Extraordinary, shambolic chaos in the Commons as the planned prime ministerial free vote on ruling out no deal disintegrated before her eyes, taking ministers with it.
The PM ended up effectively voting for no deal, after her motion, only ruling it out for a month, was defeated and replaced with one ruling it out full stop.
Humiliatingly she also lost that vote against no deal by an even bigger margin.
One of the Labour MPs being wooed to vote for her deal a few months ago, Jess Phillips, called her a “disgrace” to her face in the voting lobby.
Her most senior Cabinet ministers were left utterly bewildered. The Chancellor had demanded the Commons take the “imminent threat” of no deal off the agenda in the conclusion to his Spring Statement speech.

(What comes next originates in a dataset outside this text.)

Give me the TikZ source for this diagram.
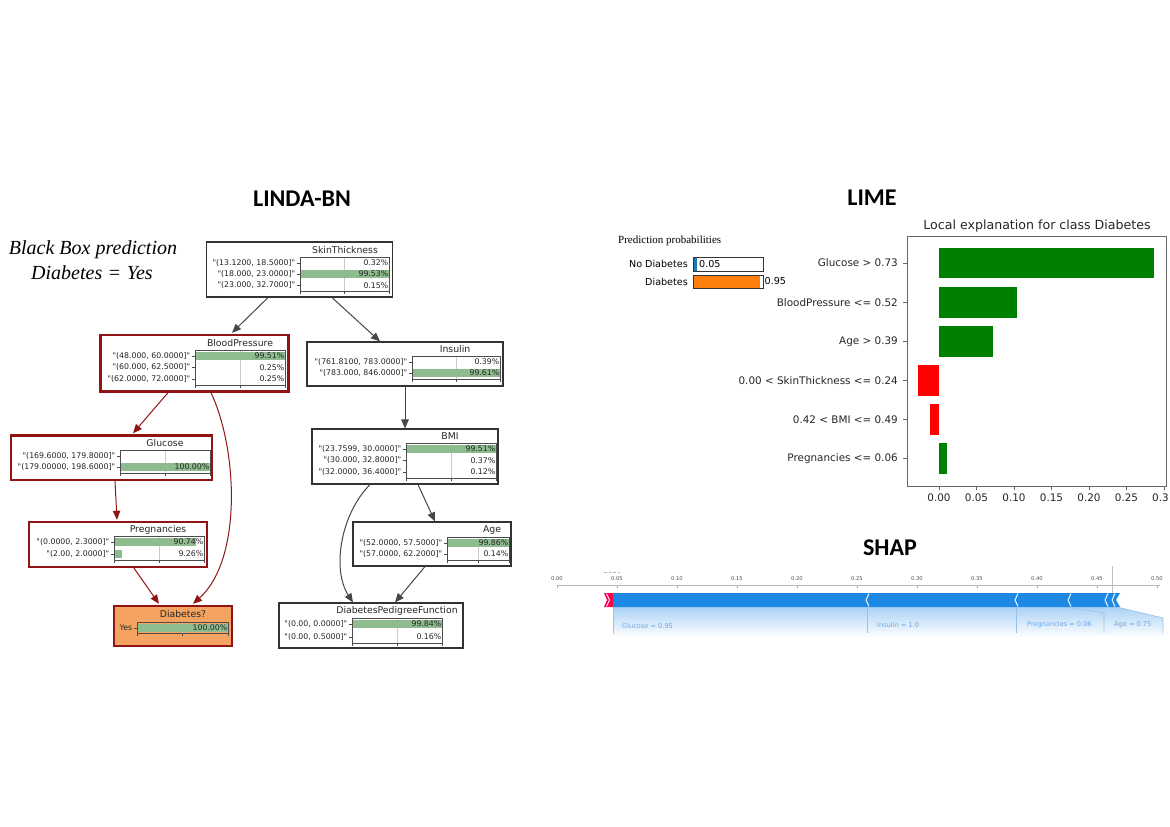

He looked utterly bewildered when the first amendment was lost, realising that the government whip would then be effectively to back no deal.
A dozen ministers including four cabinet ministers, Amber Rudd, Greg Clark, David Gauke, and David Mundell and Cabinet attendee Claire Perry abstained, refusing to vote for no deal, but were told they could keep their jobs.
One junior minister Sarah Newton resigned in order to vote against a no-deal Brexit, despite having been told she could keep her job.
And yet after such a calamity the PM, incredibly, read out what seemed to be the statement that anticipated her winning the vote, referencing a March 2019 date stripped out of the motion.
The substance in the motion promised for the extension vote was highly significant – the government now effectively planning for a Brexit not this month but at the end of June, or if nothing is approved next week, even later than that.
Brexit delayed but also a clear signal of an attempt at a third Meaningful Vote next week, if the government can get it past the Speaker.
The British government has now abandoned the March 2019 Brexit due date. The only way it might still happen is if the EU aggressively enforced it against the UK government’s will, which is difficult to imagine. We can stop the countdown clocks. They have been reset.
But the timer on the PM’s tenure has accelerated. This was a visible humiliation, with MPs queuing up to express their utter rage at the breakdown of Cabinet collective responsibility.
One MP texted me all of Deputy Chief Whip Christopher Pincher’s confirmations that there were three line whips against the Spelman motion and the main motion, post-amendment.
And yet someone told ministers, probably a top prime ministerial adviser, that they could abstain. One former Cabinet minister telling the Chief whip: “If ministers who felt unable to support HMG on a Three Line Whip, are allowed to remain in place, you will have no way to persuade any colleagues to ever support future Three Line Whip.”
Except this defiance of governmental discipline followed Number 10 caving on the other side to a ministerial rebellion demanding a free vote on the so-called Malthouse plan.
Six Cabinet ministers, including Andrea Leadsom, Sajid Javid, Gavin Williamson and Jeremy Hunt burnishing Brexiter credentials ahead of a surely imminent Tory leadership contest, voted for that on the free vote.
In the end having promised a free vote on ending No Deal, the government ended up giving the free vote only on the motion that the PM had publicly described as non negotiable. On the one hand that idea was roundly defeated by nearly 200 votes.
On the other, half of Tory MPs backed an idea already dismissed by the EU for a pay as you go transition with no backstop.
The government is now cornered. The decline in the PM’s authority is now terminal. This is an administration in its death throes.
But Brexit too looks on life support. And there is still another full day of this unprecedented historic spectacle.